South Dakota has moved one step closer to becoming the first US state to bar transgender youth from the bathrooms where they are safe and comfortable.

The South Dakota State Capitol building in Pierre, South Dakota, February 2016.

HB 1008, which has been approved by the House and is now before the state’s Senate, would restrict bathroom and locker room access for transgender students in schools. It would also bar schools from finding ways to accommodate that access in shared facilities that match the student’s gender identity even if the school wants to. After the House vote, legislators made public statements calling transgender people “unfortunate” and “twisted” – voicing animus and misunderstandings that have characterized debates over similar measures across the country.

The bill advanced yesterday, with the Senate Education Committee voting 4-2 to send HB 1008 to the Senate floor.

I attended the hearing yesterday, and it was heartening to see South Dakotans coming out to counter the ugly rhetoric of their legislators. Transgender students, parents, educators, faith leaders, and advocates drove in from all corners of the state to testify against the bill. They were not alone – rows of advocates in lavender shirts filled the committee room and presented a petition from hundreds of high school students voicing support for their transgender peers. Together, they powerfully underscored why the proposal is misguided and dangerous.

The effort in South Dakota is part of a wave of anti-LGBT legislation – more than 150 bills have been introduced this year, in state legislatures across the country attempting to limit LGBT equality. Among these are proposals in Illinois, Indiana, Missouri, South Dakota, Tennessee, Virginia, Washington, and Wisconsin that seek to restrict transgender youth access to school bathrooms, locker rooms, and sports teams that match their gender identity.

These bills single out transgender students for discriminatory treatment, and pose serious risks to their dignity, privacy, health, and safety. Recognizing these concerns, lawmakers in Washington and Virginia took a stand this week and rejected such proposals.

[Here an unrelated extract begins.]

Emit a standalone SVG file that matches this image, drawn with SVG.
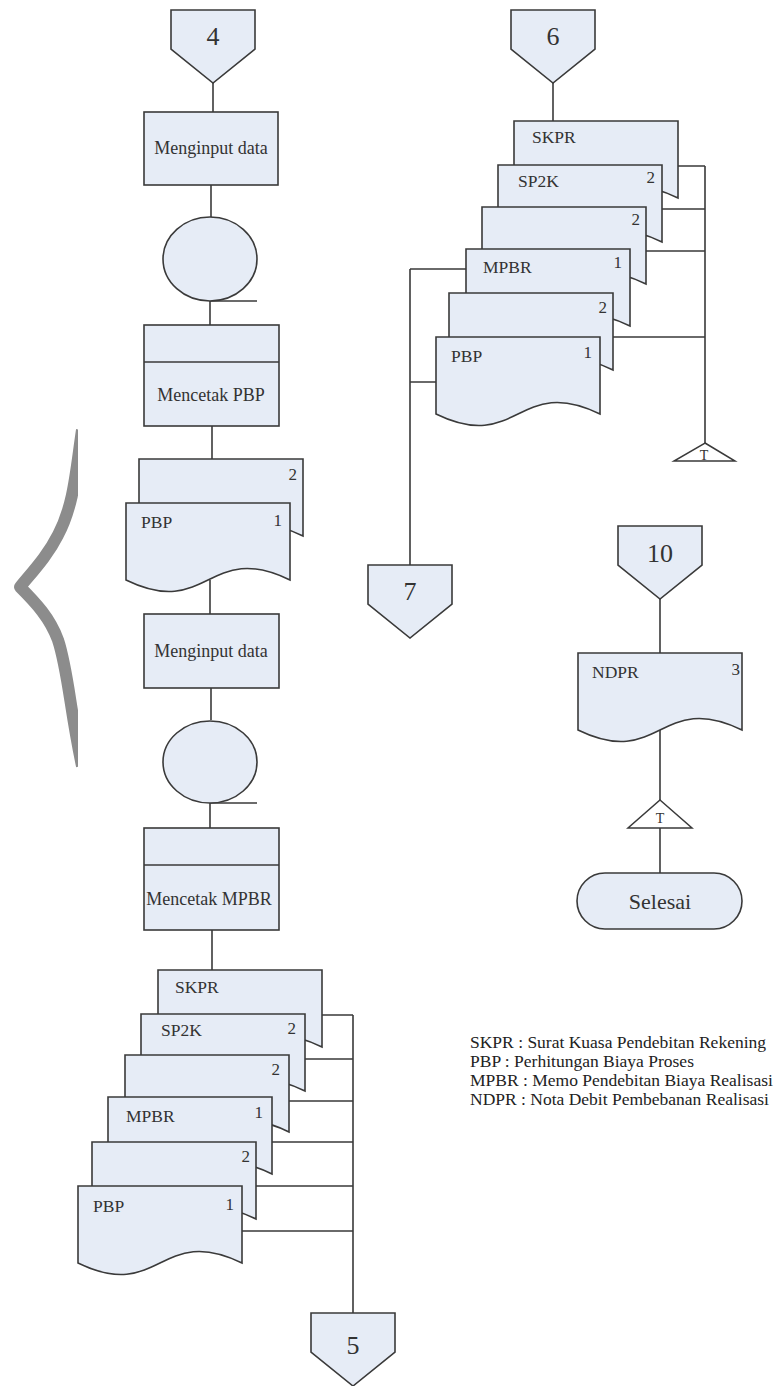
<svg xmlns="http://www.w3.org/2000/svg" xmlns:xlink="http://www.w3.org/1999/xlink" width="779" height="1386" viewBox="0 0 779 1386">
  <style>
    .shape { fill: #e6ecf6; stroke: #3a3a3a; stroke-width: 1.6; }
    .mark { fill: #ffffff; stroke: #3a3a3a; stroke-width: 1.5; }
    .wire { fill: none; stroke: #3a3a3a; stroke-width: 1.6; }
    text { font-family: "Liberation Serif", "Times New Roman", serif; fill: #333333; }
    .lbl { font-size: 18px; text-anchor: middle; }
    .doc { font-size: 17.5px; }
    .num { font-size: 17px; text-anchor: end; }
    .conn { font-size: 26px; text-anchor: middle; }
    .t { font-size: 14px; text-anchor: middle; }
    .legend { font-size: 17.5px; fill: #222222; }
  </style>
  <defs>
    <!-- document: flat top, wavy bottom edge -->
    <path id="doc" d="M0,0 H164 V77 C82,37 82,117 0,77 Z"/>
    <!-- off-page connector -->
    <path id="offpage" d="M0,0 H84 V39 L42,73 L0,39 Z"/>
    <clipPath id="braceClip"><rect x="0" y="420" width="78" height="360"/></clipPath>
  </defs>

  <rect width="779" height="1386" fill="#ffffff"/>

  <!-- grey brace at the left margin -->
  <path d="M82,430 C76,470 74,505 58,535 C48,555 34,570 20,587 C36,603 50,618 58,640 C68,670 70,710 82,766"
        fill="none" stroke="#8c8c8c" stroke-width="12" stroke-linejoin="round" clip-path="url(#braceClip)"/>

  <!-- connectors -->
  <g id="connectors">
    <!-- left column -->
    <path class="wire" d="M213,83 V112"/>
    <path class="wire" d="M211,185 V217"/>
    <path class="wire" d="M210,301 V325"/>
    <path class="wire" d="M210,301 H257"/>
    <path class="wire" d="M212,426 V459"/>
    <path class="wire" d="M210,580 V614"/>
    <path class="wire" d="M211,688 V720"/>
    <path class="wire" d="M210,803 V828"/>
    <path class="wire" d="M210,803 H257"/>
    <path class="wire" d="M212,930 V970"/>
    <!-- lower stack to connector 5 -->
    <path class="wire" d="M322,1015 H353 M305,1059 H353 M289,1101 H353 M272,1142 H353 M256,1186 H353 M242,1231 H353 M353,1015 V1313"/>
    <!-- upper right stack -->
    <path class="wire" d="M553,83 V121"/>
    <path class="wire" d="M678,166 H705 M661,209 H705 M645,251 H705 M613,337 H705 M705,166 V443"/>
    <path class="wire" d="M466,269 H410 M436,382 H410 M410,269 V565"/>
    <!-- right column -->
    <path class="wire" d="M660,599 V653"/>
    <path class="wire" d="M660,730 V800"/>
    <path class="wire" d="M660,828 V873"/>
  </g>

  <!-- left column -->
  <g id="conn4">
    <use href="#offpage" x="171" y="10" class="shape"/>
    <text class="conn" x="213" y="45">4</text>
  </g>
  <g id="input1">
    <rect class="shape" x="144" y="112" width="134" height="73"/>
    <text class="lbl" x="211" y="154">Menginput data</text>
  </g>
  <g id="disk1">
    <ellipse class="shape" cx="210" cy="259" rx="47" ry="42"/>
  </g>
  <g id="printPBP">
    <rect class="shape" x="144" y="325" width="135" height="101"/>
    <path class="wire" d="M144,362 H279"/>
    <text class="lbl" x="211" y="401">Mencetak PBP</text>
  </g>
  <g id="docPBP2">
    <use href="#doc" x="139" y="459" class="shape"/>
    <text class="num" x="297" y="480">2</text>
  </g>
  <g id="docPBP1">
    <use href="#doc" x="126" y="503" class="shape"/>
    <text class="doc" x="141" y="528">PBP</text>
    <text class="num" x="282" y="526">1</text>
  </g>
  <g id="input2">
    <rect class="shape" x="144" y="614" width="135" height="74"/>
    <text class="lbl" x="211" y="657">Menginput data</text>
  </g>
  <g id="disk2">
    <ellipse class="shape" cx="210" cy="762" rx="47" ry="41"/>
  </g>
  <g id="printMPBR">
    <rect class="shape" x="144" y="828" width="135" height="102"/>
    <path class="wire" d="M144,865 H279"/>
    <text class="lbl" x="209" y="905">Mencetak MPBR</text>
  </g>

  <!-- lower document stack -->
  <g id="lowSKPR">
    <use href="#doc" x="158" y="970" class="shape"/>
    <text class="doc" x="175" y="993">SKPR</text>
  </g>
  <g id="lowSP2K">
    <use href="#doc" x="141" y="1014" class="shape"/>
    <text class="doc" x="161" y="1036">SP2K</text>
    <text class="num" x="296" y="1034">2</text>
  </g>
  <g id="lowCopy2">
    <use href="#doc" x="125" y="1055" class="shape"/>
    <text class="num" x="280" y="1075">2</text>
  </g>
  <g id="lowMPBR">
    <use href="#doc" x="108" y="1097" class="shape"/>
    <text class="doc" x="126" y="1122">MPBR</text>
    <text class="num" x="263" y="1118">1</text>
  </g>
  <g id="lowPBP2">
    <use href="#doc" x="92" y="1142" class="shape"/>
    <text class="num" x="250" y="1162">2</text>
  </g>
  <g id="lowPBP1">
    <use href="#doc" x="78" y="1186" class="shape"/>
    <text class="doc" x="93" y="1212">PBP</text>
    <text class="num" x="234" y="1210">1</text>
  </g>
  <g id="conn5">
    <use href="#offpage" x="311" y="1313" class="shape"/>
    <text class="conn" x="353" y="1354">5</text>
  </g>

  <!-- upper right document stack -->
  <g id="conn6">
    <use href="#offpage" x="511" y="10" class="shape"/>
    <text class="conn" x="553" y="45">6</text>
  </g>
  <g id="upSKPR">
    <use href="#doc" x="514" y="121" class="shape"/>
    <text class="doc" x="532" y="143">SKPR</text>
  </g>
  <g id="upSP2K">
    <use href="#doc" x="498" y="165" class="shape"/>
    <text class="doc" x="518" y="187">SP2K</text>
    <text class="num" x="655" y="183">2</text>
  </g>
  <g id="upCopy2">
    <use href="#doc" x="482" y="207" class="shape"/>
    <text class="num" x="640" y="225">2</text>
  </g>
  <g id="upMPBR">
    <use href="#doc" x="466" y="249" class="shape"/>
    <text class="doc" x="483" y="273">MPBR</text>
    <text class="num" x="622" y="268">1</text>
  </g>
  <g id="upPBP2">
    <use href="#doc" x="449" y="293" class="shape"/>
    <text class="num" x="607" y="313">2</text>
  </g>
  <g id="upPBP1">
    <use href="#doc" x="436" y="337" class="shape"/>
    <text class="doc" x="451" y="362">PBP</text>
    <text class="num" x="592" y="358">1</text>
  </g>
  <g id="archiveT1">
    <path class="mark" d="M705,443 L735,461 L674,461 Z"/>
    <text class="t" x="704" y="460">T</text>
  </g>
  <g id="conn7">
    <use href="#offpage" x="368" y="565" class="shape"/>
    <text class="conn" x="410" y="600">7</text>
  </g>

  <!-- right column -->
  <g id="conn10">
    <use href="#offpage" x="618" y="526" class="shape"/>
    <text class="conn" x="660" y="562">10</text>
  </g>
  <g id="docNDPR">
    <use href="#doc" x="578" y="653" class="shape"/>
    <text class="doc" x="592" y="678">NDPR</text>
    <text class="num" x="740" y="675">3</text>
  </g>
  <g id="archiveT2">
    <path class="mark" d="M660,800 L692,828 L628,828 Z"/>
    <text class="t" x="660" y="823">T</text>
  </g>
  <g id="end">
    <rect class="shape" x="577" y="873" width="165" height="56" rx="28" ry="28"/>
    <text class="lbl" x="660" y="909" style="font-size:22px">Selesai</text>
  </g>

  <!-- abbreviations -->
  <g id="legend">
    <text class="legend" x="470" y="1048">SKPR : Surat Kuasa Pendebitan Rekening</text>
    <text class="legend" x="470" y="1067">PBP : Perhitungan Biaya Proses</text>
    <text class="legend" x="470" y="1086">MPBR : Memo Pendebitan Biaya Realisasi</text>
    <text class="legend" x="470" y="1105">NDPR : Nota Debit Pembebanan Realisasi</text>
  </g>
</svg>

Supporters of the South Dakota measure – largely out-of-state lobbying groups that oppose LGBT rights – cite student privacy as the main reason for the ban. But at the hearing, they failed to explain why stalls or privacy curtains are insufficient measures. Nor did supporters explain why singling out transgender youth and sending them to separate facilities – or potentially exposing them to bullying and harassment in facilities that match their sex assigned at birth – does anything to improve student privacy or safety.

In the coming weeks, South Dakota will have the opportunity to set an example for the rest of the country. It can become the first state to allow fearmongering to dictate its policy or it can demonstrate that inclusion and common sense can prevail.